Key Factors Affecting Your Interest Earnings

Several factors influence how much interest you earn on your savings account. The Annual Percentage Yield (APY) is a primary factor, as a higher APY directly translates to greater earnings. A larger account balance also leads to more interest earned.

Compounding frequency impacts your total interest; interest can be calculated and added to your principal daily, monthly, quarterly, or annually. More frequent compounding, such as daily, results in higher overall earnings. The type of savings account also matters, as high-yield savings accounts typically offer more competitive APYs than standard options. Broader economic conditions and central bank interest rates influence the APYs banks offer.

Tax Implications of Interest Income

Interest earned on savings accounts is taxable income by the Internal Revenue Service (IRS). This income is taxed at your ordinary income tax rate, depending on your total taxable income for the year. Banks issue Form 1099-INT if interest earned on your account totals $10 or more in a calendar year.

Even if you earn less than $10 in interest and do not receive a Form 1099-INT, you must report all earned interest on your tax return. For individuals with total taxable interest from all sources exceeding $1,500, additional reporting on Schedule B of Form 1040 is required. Consulting a tax professional can provide personalized guidance.

Strategies to Maximize Interest

To maximize interest, consider high-yield savings accounts, particularly from online-only banks.
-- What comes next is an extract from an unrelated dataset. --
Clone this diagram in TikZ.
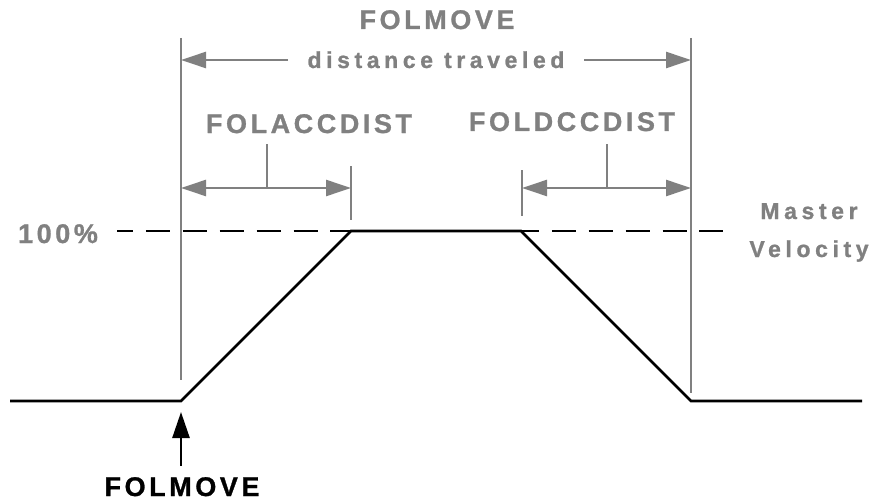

These institutions often have lower operating costs, allowing them to provide more competitive Annual Percentage Yields (APYs). Maintaining a higher average balance also increases your overall interest earnings, as interest is calculated as a percentage of deposited funds.

Reviewing account terms, such as minimum balance requirements or potential fees, helps ensure earnings are not diminished. Automating savings by setting up regular transfers from your checking account helps consistently grow your balance without active management.